State Representatives Justin Jones of Nashville and Justin Pearson of Memphis, the youngest Black members of the Democratic caucus, were expelled by the Republican supermajority for breaking rules of decorum.

(CN) — It’s a temporary yet redemptive reprieve that will ensure their service through the ongoing legislative session: Two Black Democratic state representatives who were expelled from the Tennessee Legislature last week have been reinstated by local authorities and expect to return to the House floor Thursday. 

After their partisan expulsion for leading a disruptive protest against gun violence April 6, Justin Jones of Nashville and Justin Pearson of Memphis will still be subject to special elections in the future. But on Monday, the 40-member Metropolitan Council of Nashville voted 36-0 to send Jones back as the interim representative for District 52, while the 13-member Shelby County Board of Commissioners voted 7-0 on Wednesday to do the same with Pearson in District 86. 

Gloria Johnson, a white Democrat who represents Knoxville's District 90, was also subject to expulsion for her role in the protest, but was ultimately spared by a single vote. Instead, the Republican supermajority’s decision to expel only the youngest Black members of the Democratic caucus was seen as a racially motivated attack on democracy

All three gathered before Wednesday’s meeting in Memphis to speak to supporters outside the former Lorraine Motel, where the Reverend Dr. Martin Luther King Jr. was assassinated by a gunman 55 years ago April 4. Together, they vowed to continue to fight for victims of gun violence and invoked late Congressman John Lewis in promising to continue to make “good trouble” when they return State Capitol.

“As we walk in that chamber tomorrow as representatives again we must continue the demands that led us there in the first place,” Jones said. “That a week after a mass shooting hit Nashville, rather than pass common sense gun laws, they passed a resolution to expel the two youngest Black members of the General Assembly. Speaker Sexton represents an enemy to democracy, to multiracial democracy. He’s trying to bring us back to a Tennessee of our past, the same Tennessee where the [Ku Klux Klan] was founded].”

In a further act of defiance, Jones said he would introduce a resolution seeking the resignation of Republican House Speaker Cameron Sexton. 

Pearson encouraged his supporters to get even more involved, suggesting the political tides will eventually turn in their favor. 

“This is the democracy that will lift up the victims of gun violence instead of supporting the [National Rifle Association] and the gun lobbyists,” he said. “This is the democracy they are worried about because this is the democracy that changes the status quo. The status quo needs changing.”

Amber Sherman of the Shelby County Young Democrats, who noted she had been banned from meetings of the Memphis City Council, said she was disappointed but not surprised by the legislature’s expulsions. 

“What message are we really sending the youth when we villainize the most outspoken voices?” she asked. “When we chastise the most courageous? When we lie on one of the most tried and true leaders who represents the voice of thousands?”

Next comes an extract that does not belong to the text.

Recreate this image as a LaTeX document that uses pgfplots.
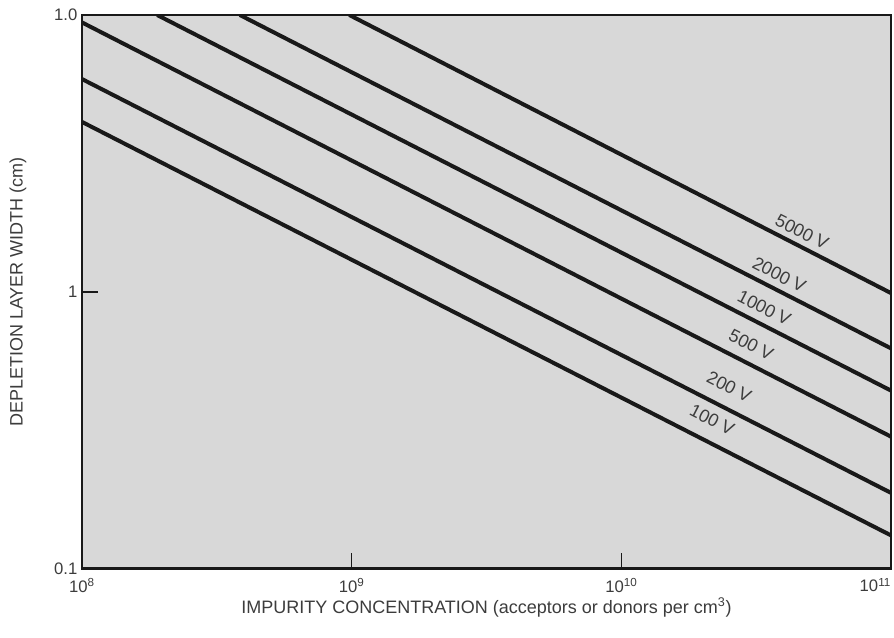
\documentclass[border=0pt]{standalone}
\usepackage{fontspec}
\setmainfont{Liberation Sans}
\usepackage{pgfplots}
\pgfplotsset{compat=1.18}
\definecolor{paper}{RGB}{216,216,216}
\definecolor{ink}{RGB}{25,25,25}
\definecolor{txt}{RGB}{60,60,60}

\begin{document}
\begin{tikzpicture}
\begin{axis}[
    xmode=log, ymode=log,
    scale only axis,
    width=607pt, height=415.5pt,
    xmin=1e8, xmax=1e11,
    ymin=0.1, ymax=10,
    xtick={1e8,1e9,1e10,1e11},
    xticklabels={10\textsuperscript{8},10\textsuperscript{9},10\textsuperscript{10},\hbox to 0pt{\hss 10\textsuperscript{11}}},
    ytick={0.1,1,10},
    yticklabels={0.1,1,1.0},
    xminorticks=false, yminorticks=false,
    tick align=inside,
    tick pos=left,
    major tick length=12pt,
    tick style={line width=1.2pt, ink},
    axis line style={line width=2pt, ink},
    axis background/.style={fill=paper},
    ticklabel style={font=\fontsize{12.5}{14}\selectfont, txt},
    xticklabel style={yshift=-3.5pt},
    /pgf/number format/assume math mode=true,
    xlabel={IMPURITY CONCENTRATION (acceptors or donors per cm\textsuperscript{3})},
    ylabel={DEPLETION LAYER WIDTH (cm)},
    label style={font=\fontsize{13.5}{15}\selectfont, txt},
    xlabel style={at={(axis description cs:0.5,-0.0704)}, anchor=center},
    ylabel style={at={(axis description cs:-0.079,0.5)}, anchor=center},
    clip=true,
]
% 5000 V
\addplot[ink, line width=3pt] coordinates {(9.8e8,10) (1e11,0.99)};
% 2000 V
\addplot[ink, line width=3pt] coordinates {(3.85e8,10) (1e11,0.625)};
% 1000 V
\addplot[ink, line width=3pt] coordinates {(1.9e8,10) (1e11,0.44)};
% 500 V
\addplot[ink, line width=3pt] coordinates {(1e8,9.4) (1e11,0.30)};
% 200 V
\addplot[ink, line width=3pt] coordinates {(1e8,5.87) (1e11,0.188)};
% 100 V
\addplot[ink, line width=3pt] coordinates {(1e8,4.11) (1e11,0.132)};

\node[rotate=-27, txt, font=\fontsize{13.5}{15}\selectfont] at (axis cs:4.68e10,1.647) {5000 V};
\node[rotate=-27, txt, font=\fontsize{13.5}{15}\selectfont] at (axis cs:3.85e10,1.152) {2000 V};
\node[rotate=-27, txt, font=\fontsize{13.5}{15}\selectfont] at (axis cs:3.39e10,0.875) {1000 V};
\node[rotate=-27, txt, font=\fontsize{13.5}{15}\selectfont] at (axis cs:3.03e10,0.644) {500 V};
\node[rotate=-27, txt, font=\fontsize{13.5}{15}\selectfont] at (axis cs:2.51e10,0.454) {200 V};
\node[rotate=-27, txt, font=\fontsize{13.5}{15}\selectfont] at (axis cs:2.17e10,0.345) {100 V};
\end{axis}
\pgfresetboundingbox
\path ([xshift=-61.5pt,yshift=-51.75pt]current axis.south west) rectangle ([xshift=2.25pt,yshift=11.25pt]current axis.north east);
\end{tikzpicture}
\end{document}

Yet Sherman also emphasized that young voices matter, noting that in separate actions Tuesday, Republican Tennessee Governor Bill Lee signed an executive order strengthening background checks for gun purchases while the city of Memphis adopted a law preventing its police force from pretextual traffic stops, which inordinately discriminated against drivers of color.

Wednesday’s resolution, sponsored by Shelby County Commission Chairman Mickell Lowery, noted Pearson was expelled by the Legislature “due to issues of decorum on the State House floor in the wake of a horrific mass shooting that left three nine year old children and three adults dead.”

‘The Shelby County Board of Commissioners does not condone the removal of any duly elected official due solely to issues of decorum or any other such issue that does not directly impact the fitness of office for said official,” it reads. 

In both Memphis and Nashville, commissions suspended the rules and nominated the respective candidates. Nashville Mayor John Cooper called the Legislature’s action “unprecedented.”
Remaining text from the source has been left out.